The two songs Slash refused to play for years: “I did get sick”

For some artists, there’s a real danger that comes with getting too popular. Anyone’s art should be fun for them at the end of the day, and once they start hearing their songs pop up in commercials or being used as memes, some of that initial connection that they had with their songs is lost forever. Although Slash has had to deal with many pieces of Guns N’ Roses’ catalogue getting used in football stadiums ever since the 2000s, there are only a handful of songs that he couldn’t bear to put on when he took the stage.

Granted, having too many great songs in one’s old band is hardly a bad problem to have. Most people can only hope to make an album with half as many good songs as Appetite for Destruction, and combing through the entire record, it almost reads like a diary of the band’s history together and the road that they had to take to make it out of the gutter and into the big leagues with bands like The Rolling Stones.

And while Slash was more likely to lean on the tougher rock and roll songs, the ballads were always going to be the tracks people remembered. ‘Think About You’ was the more earnest version of a love song that they had in their arsenal, but that was never going to beat ‘Sweet Child O’ Mine’ in listeners’ hearts, especially when Slash started off that signature circus melody that he came up with.

But no matter how much Slash has problems with that song, it’s still at the top of his setlist for a reason.

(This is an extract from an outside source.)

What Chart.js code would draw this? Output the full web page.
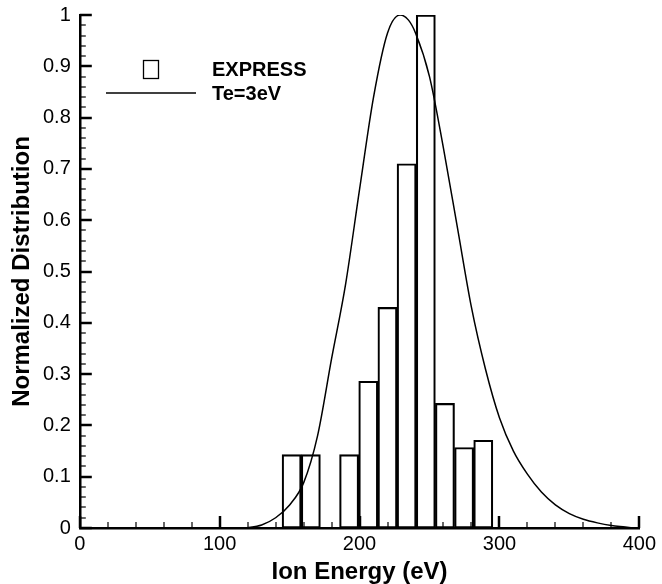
<!DOCTYPE html>
<html>
<head>
<meta charset="utf-8">
<script src="https://cdn.jsdelivr.net/npm/chart.js@4/dist/chart.umd.min.js"></script>
<style>
  html, body { margin: 0; padding: 0; background: #fff; overflow: hidden; }
  #wrap { width: 662px; height: 588px; position: relative; margin-top: -4px; }
</style>
</head>
<body>
<div id="wrap"><canvas id="chart"></canvas></div>
<script>
// Histogram (EXPRESS): bin centres in eV and normalized heights
const binCentres = [151.45, 165.15, 192.55, 206.25, 219.95, 233.65, 247.35, 261.05, 274.75, 288.45];
const binHeights = [0.143, 0.143, 0.143, 0.286, 0.43, 0.71, 1.0, 0.243, 0.157, 0.171];

// Model curve (Te=3eV)
const curveEnergy = [118, 130, 140, 150, 160, 170, 180, 190, 200, 210, 220, 229, 235, 240, 250, 260, 270, 280, 290, 300, 310, 320, 330, 340, 350, 360, 370, 380, 390, 396];
const curveValue  = [0, 0.006, 0.02, 0.045, 0.088, 0.18, 0.33, 0.475, 0.66, 0.84, 0.965, 1.0, 0.99, 0.965, 0.88, 0.74, 0.585, 0.43, 0.31, 0.215, 0.15, 0.105, 0.07, 0.045, 0.028, 0.017, 0.01, 0.005, 0.002, 0];

const xTicks = [0, 100, 200, 300, 400];
const yTicks = [0, 0.1, 0.2, 0.3, 0.4, 0.5, 0.6, 0.7, 0.8, 0.9, 1];

const FONT = "'Liberation Sans', Arial, sans-serif";

// ticks pointing into the plot, with minor ticks
const innerTicks = {
    id: 'innerTicks',
    afterDraw(chart) {
        const ctx = chart.ctx;
        const xs = chart.scales.x, ys = chart.scales.y;
        const x0 = xs.left, y0 = ys.bottom;
        ctx.save();
        ctx.strokeStyle = '#000';
        for (let v = 0; v <= 400; v += 20) {
            const major = v % 100 === 0;
            const px = Math.round(xs.getPixelForValue(v));
            ctx.lineWidth = major ? 2.5 : 1.2;
            ctx.beginPath();
            ctx.moveTo(px, y0);
            ctx.lineTo(px, y0 - (major ? 12 : 6));
            ctx.stroke();
        }
        for (let i = 0; i <= 50; i++) {
            const major = i % 5 === 0;
            const py = Math.round(ys.getPixelForValue(i / 50));
            ctx.lineWidth = major ? 2.5 : 1.2;
            ctx.beginPath();
            ctx.moveTo(x0, py);
            ctx.lineTo(x0 + (major ? 12 : 6), py);
            ctx.stroke();
        }
        ctx.restore();
    }
};

// legend placed inside the plot like the original (canvas is shifted up 4px)
const innerLegend = {
    id: 'innerLegend',
    afterDraw(chart) {
        const ctx = chart.ctx;
        ctx.save();
        ctx.translate(0, 4);
        ctx.strokeStyle = '#000';
        ctx.lineWidth = 1.3;
        ctx.strokeRect(143.5, 60.5, 15, 18);
        ctx.lineWidth = 1.5;
        ctx.beginPath();
        ctx.moveTo(106, 93);
        ctx.lineTo(196, 93);
        ctx.stroke();
        ctx.fillStyle = '#000';
        ctx.font = 'bold 20px ' + FONT;
        ctx.textBaseline = 'middle';
        ctx.fillText('EXPRESS', 212, 70);
        ctx.fillText('Te=3eV', 212, 94);
        ctx.restore();
    }
};

new Chart(document.getElementById('chart'), {
    type: 'bar',
    data: {
        datasets: [
            {
                type: 'line',
                label: 'Te=3eV',
                data: curveEnergy.map((e, i) => ({ x: e, y: curveValue[i] })),
                borderColor: '#000',
                borderWidth: 1.5,
                pointRadius: 0,
                fill: false,
                cubicInterpolationMode: 'monotone',
                order: 0
            },
            {
                label: 'EXPRESS',
                data: binCentres.map((c, i) => ({ x: c, y: binHeights[i] })),
                backgroundColor: 'rgba(255,255,255,0)',
                borderColor: '#000',
                borderWidth: 1.5,
                borderSkipped: false,
                barPercentage: 1,
                categoryPercentage: 1,
                order: 1
            }
        ]
    },
    options: {
        responsive: true,
        maintainAspectRatio: false,
        animation: false,
        layout: { padding: { top: 0, right: 21, left: 10, bottom: 0 } },
        plugins: { legend: { display: false }, tooltip: { enabled: false } },
        scales: {
            x: {
                type: 'linear',
                offset: false,
                min: 0, max: 400,
                grid: { display: false, drawTicks: false, tickLength: 0 },
                border: { display: true, color: '#000', width: 2.5 },
                afterBuildTicks: s => { s.ticks = xTicks.map(v => ({ value: v })); },
                ticks: { color: '#000', font: { family: FONT, size: 20, lineHeight: 1 }, padding: 6, maxRotation: 0 },
                title: { display: true, text: 'Ion Energy (eV)', color: '#000', font: { family: FONT, size: 24, weight: 'bold', lineHeight: 1 }, padding: { top: 0, bottom: 0 } }
            },
            y: {
                min: 0, max: 1,
                grid: { display: false, drawTicks: false, tickLength: 0 },
                border: { display: true, color: '#000', width: 2.5 },
                afterBuildTicks: s => { s.ticks = yTicks.map(v => ({ value: v })); },
                ticks: { color: '#000', font: { family: FONT, size: 20, lineHeight: 1 }, padding: 9, callback: v => String(+v.toFixed(1)) },
                title: { display: true, text: 'Normalized Distribution', color: '#000', font: { family: FONT, size: 24, weight: 'bold', lineHeight: 1 }, padding: { top: 0, bottom: 0 } }
            }
        }
    },
    plugins: [innerTicks, innerLegend]
});
</script>
</body>
</html>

Everyone loves it as the roaring emotional centrepiece from their debut, but some pieces of that record wear out their welcome after playing them one too many times and looking back on some of the content, ‘It’s So Easy’ was one of the songs that Slash could have done without after a while.

“The only time I think I’ve ever gotten sick of playing Guns and Roses songs.”

slash

This is strange because that tune should be right up his alley, considering what he loves about rock and roll. Everything is there, from the bluesy riffs to the short and sweet lyrical guitar solo, and it even had a dash of punk sprinkled in, but alongside that and ‘Mr Brownstone’, Slash saw himself becoming a caricature of that brand of rock and roll star rather than the real deal half the time.

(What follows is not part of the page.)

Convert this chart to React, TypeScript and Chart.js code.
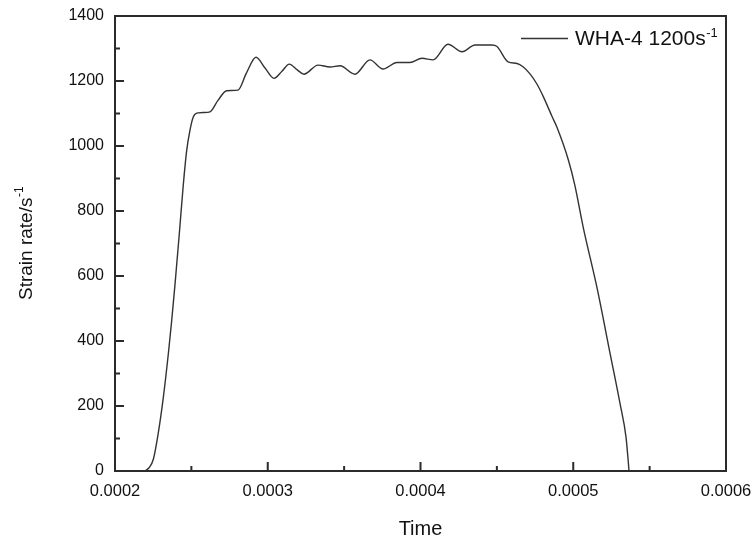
import React, { useEffect, useRef } from "react";
import { Chart, registerables } from "chart.js";

Chart.register(...registerables);

const timeValues: number[] = [
  0.0002196, 0.0002223, 0.0002251, 0.0002283, 0.0002316, 0.0002349, 0.0002371, 0.0002393,
  0.0002421, 0.0002447, 0.0002469, 0.0002491, 0.0002513, 0.0002545, 0.0002583, 0.0002622,
  0.0002675, 0.0002731, 0.0002805, 0.000286, 0.0002923, 0.0002982, 0.0003041, 0.0003093,
  0.0003141, 0.0003191, 0.0003237, 0.0003329, 0.0003408, 0.0003473, 0.0003571, 0.0003669,
  0.0003755, 0.0003846, 0.0003931, 0.000401, 0.0004082, 0.000418, 0.0004272, 0.0004357,
  0.0004468, 0.0004501, 0.0004573, 0.0004632, 0.0004671, 0.0004717, 0.0004763, 0.0004804,
  0.0004862, 0.0004892, 0.0004968, 0.0005011, 0.0005066, 0.0005154, 0.0005241, 0.0005306,
  0.0005345, 0.000536, 0.0005365,
];

const strainRate: number[] = [
  0, 10, 36, 116, 225, 360, 462, 575,
  730, 880, 985, 1049, 1090, 1102, 1103, 1105,
  1141, 1170, 1172, 1224, 1273, 1240, 1208, 1230,
  1252, 1235, 1221, 1249, 1243, 1247, 1221, 1265,
  1237, 1257, 1257, 1270, 1265, 1313, 1290, 1311,
  1311, 1306, 1259, 1254, 1244, 1222, 1190, 1152,
  1090, 1059, 957, 878, 748, 567, 362, 208,
  106, 30, 0,
];

const xTicks: number[] = [0.0002, 0.0003, 0.0004, 0.0005, 0.0006];
const yTicks: number[] = [0, 200, 400, 600, 800, 1000, 1200, 1400];
const seriesName = "WHA-4 1200s";
const seriesSup = "-1";
const xTitle = "Time";
const yTitle = "Strain rate/s";
const yTitleSup = "-1";

const FONT = "'Liberation Sans', Arial, sans-serif";
const AXIS_COLOR = "#2b2b2b";

const framePlugin = {
  id: "originFrame",
  afterDraw(chart: any) {
    const { ctx, chartArea } = chart;
    const xs = chart.scales.x;
    const ys = chart.scales.y;
    const { left, right, top, bottom } = chartArea;
    ctx.save();
    ctx.strokeStyle = AXIS_COLOR;
    ctx.lineWidth = 2;
    ctx.strokeRect(left, top, right - left, bottom - top);

    // inner ticks
    ctx.lineWidth = 2;
    ctx.beginPath();
    for (let i = 0; i < xTicks.length; i++) {
      const px = xs.getPixelForValue(xTicks[i]);
      ctx.moveTo(px, bottom);
      ctx.lineTo(px, bottom - 9);
      if (i < xTicks.length - 1) {
        const mx = xs.getPixelForValue((xTicks[i] + xTicks[i + 1]) / 2);
        ctx.moveTo(mx, bottom);
        ctx.lineTo(mx, bottom - 5);
      }
    }
    for (let i = 0; i < yTicks.length; i++) {
      const py = ys.getPixelForValue(yTicks[i]);
      ctx.moveTo(left, py);
      ctx.lineTo(left + 9, py);
      if (i < yTicks.length - 1) {
        const my = ys.getPixelForValue((yTicks[i] + yTicks[i + 1]) / 2);
        ctx.moveTo(left, my);
        ctx.lineTo(left + 5, my);
      }
    }
    ctx.stroke();

    // axis titles
    ctx.fillStyle = "#111";
    ctx.textBaseline = "alphabetic";
    ctx.font = `20px ${FONT}`;
    ctx.textAlign = "center";
    ctx.fillText(xTitle, (left + right) / 2, 535);

    ctx.save();
    ctx.translate(31.5, 300);
    ctx.rotate(-Math.PI / 2);
    ctx.textAlign = "left";
    ctx.font = `19px ${FONT}`;
    ctx.fillText(yTitle, 0, 0);
    const w = ctx.measureText(yTitle).width;
    ctx.font = `12px ${FONT}`;
    ctx.fillText(yTitleSup, w + 0.5, -9);
    ctx.restore();

    // legend
    ctx.strokeStyle = "#333";
    ctx.lineWidth = 1.3;
    ctx.beginPath();
    ctx.moveTo(521, 38.5);
    ctx.lineTo(568, 38.5);
    ctx.stroke();
    ctx.textAlign = "left";
    ctx.font = `21px ${FONT}`;
    ctx.fillText(seriesName, 575, 45);
    const lw = ctx.measureText(seriesName).width;
    ctx.font = `13px ${FONT}`;
    ctx.fillText(seriesSup, 575 + lw + 0.5, 36.5);
    ctx.restore();
  },
};

export default function App() {
  const ref = useRef<HTMLCanvasElement | null>(null);
  useEffect(() => {
    document.body.style.margin = "0";
    if (!ref.current) return;
    const points = timeValues.map((t, i) => ({ x: t, y: strainRate[i] }));
    const hiddenGrid = {
      display: true,
      drawOnChartArea: false,
      drawTicks: true,
      tickLength: 11,
      color: "rgba(0,0,0,0)",
    };
    const chart = new Chart(ref.current, {
      type: "line",
      data: {
        datasets: [
          {
            label: seriesName + "⁻¹",
            data: points,
            borderColor: "#333333",
            borderWidth: 1.4,
            pointRadius: 0,
            fill: false,
            cubicInterpolationMode: "monotone",
          },
        ],
      },
      options: {
        responsive: false,
        animation: false,
        layout: { padding: { top: 16, right: 30, left: 0, bottom: 0 } },
        plugins: {
          legend: { display: false },
          tooltip: { enabled: false },
          title: { display: false },
        },
        scales: {
          x: {
            type: "linear",
            min: 0.0002,
            max: 0.0006,
            grid: hiddenGrid,
            border: { display: false },
            afterFit: (s: any) => {
              s.height = 65;
            },
            afterBuildTicks: (s: any) => {
              s.ticks = xTicks.map((v) => ({ value: v }));
            },
            ticks: {
              padding: 0,
              maxRotation: 0,
              color: "#111",
              font: { family: FONT, size: 16.5 },
              callback: (v: any) => Number(v).toFixed(4),
            },
          },
          y: {
            min: 0,
            max: 1400,
            grid: hiddenGrid,
            border: { display: false },
            afterFit: (s: any) => {
              s.width = 115;
            },
            afterBuildTicks: (s: any) => {
              s.ticks = yTicks.map((v) => ({ value: v }));
            },
            ticks: {
              padding: 0,
              color: "#111",
              font: { family: FONT, size: 16 },
              callback: (v: any) => String(v),
            },
          },
        },
      },
      plugins: [framePlugin],
    });
    return () => chart.destroy();
  }, []);
  return (
    <div style={{ width: 756, height: 536, background: "#fff" }}>
      <canvas ref={ref} width={756} height={536} />
    </div>
  );
}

When talking about those days, Slash said that the 2000s were the tipping point for him outgrowing those tunes, saying, “The only time I think I’ve ever gotten sick of playing Guns and Roses songs really was during – after having played them in Guns and Roses, and then in Snakepit, and then playing ‘It’s So Easy’ and ‘Brownstone’ in Velvet Revolver. Because even in clubs or whatever, where I have to go up and jam, those were like the standard songs that everybody knew and that everybody could sing. And I did get sick of playing those two songs.”

Not including makes sense given the history of that song and how Axl Rose used it against him, but it’s for the best that parts of ‘It’s So Easy’ remain in the past. The band were always supposed to be a touch controversial, but listening back to Rose slip in casual misogyny and treating the woman in the song like a sex object feels sleazy for all the wrong reasons today, even if the riffs are kickass.

But Slash’s decision to play something different also comes from wanting something more out of his setlist. For him, playing live was about not getting stuck in the past, and Slash always preferred to move forward rather than playing the role of the genre relic that most of his peers fell into.